SETIAP upaya mempertemukan banyak orang—terlebih bagi perkumpulan berdasar atas tempat belajar yang sama, seperti Ikatan Alumni (IKA) UIN Saizu Purwokerto—saya selalu antusias karena di sana ada iktiar terus menerus menjalin silaturahmi.
Mengikatkan, merekatkan kembali kerahiman, rahim (penyayang), salah satu sifat Allah yang dititipkan pada setiap manusia adalah bahasa kemanusiaan universal. Sebuah sunnahtullah, sebuah kewajiban utama kemanusiaan.

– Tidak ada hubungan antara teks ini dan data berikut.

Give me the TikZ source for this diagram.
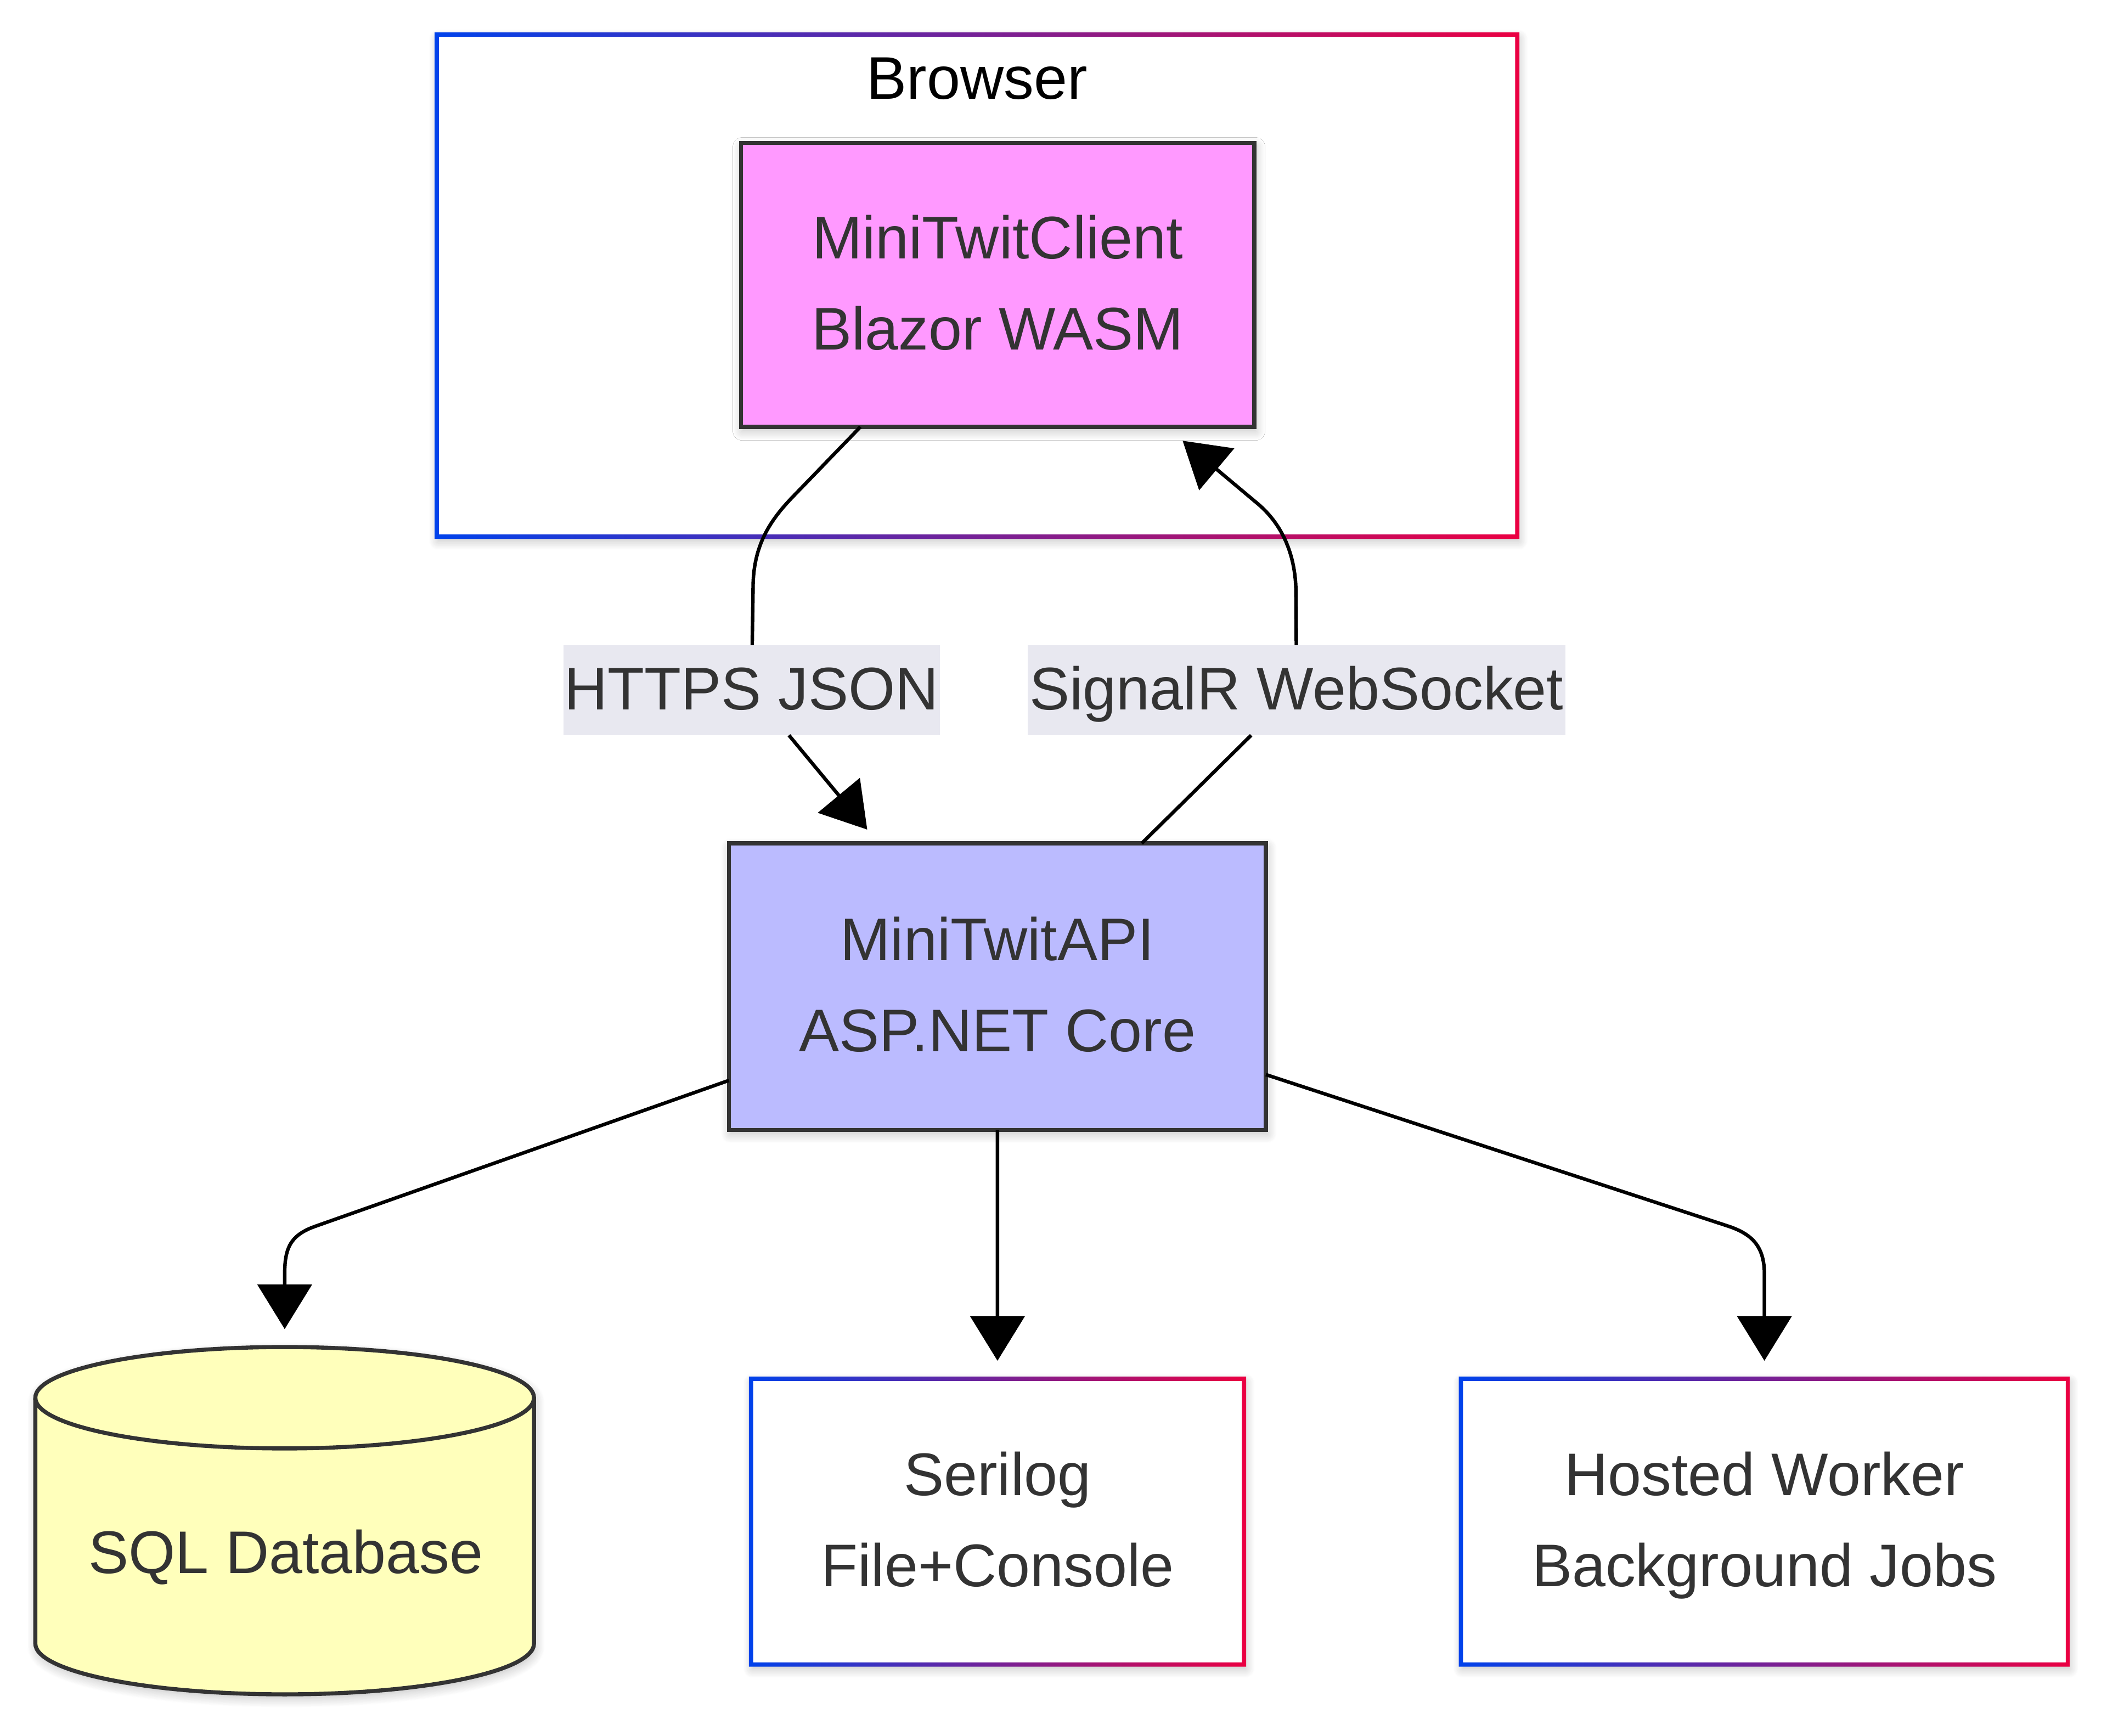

Silaturahim begitu sentral sehingga berdasarkan sebuah penelitian, orang mungkin tahan tidak meninggal dunia jika tidak makan minum selama beberapa minggu, tapi akan lebih cepat passed away jika terputus silaturahmi sosialnya dengan orang lain. Dalam konteks ini saya kira, ada benarnya ungkapan silaturahmi memperpanjang umur dan rejeki.
Hanya untuk apa kita perlu bertemu kembali, reuni, menyatukan kembali balung balung yang berserakan ini? Setiap diksi “re” adalah ajakan untuk mempertanyakan kembali. Revitalisasi, republik, termasuk reuni adalah ajalan untuk mempertanyakan kembali manfaat dan makna makna dari kata kata tersebut.
Vokalis Padi, Fadly
Bagi saya, reuni menjadi bermakna jika kita mempertanyakan kembali alasan alasan kenapa kita perlu bersatu kembali. Reuni akan bermakna jika bukan sekedar kembali. Reuni akan punya arti jika ia menjadi sebuah kata kerja.
Apa boleh buat, saya terpesona dengan solidnya teman teman di IA ITB misalnya yang bisa mengusai ekonomi nasional karena alumninya saling bersinergi menguasai sektor riil di negeri ini. Tagline mereka sangat jelas, harmoni in progresio, semangat bersinergi, membangun harmoni untuk menciptakan kemajuan. Secara nilai nilai, kalimat ini begitu imajinatif sehingga menciptakan daya hidup bagi alumninya untuk saling dukung mendukung, saling bergotong-royong menciptakan kemajuan dan hidup bersama.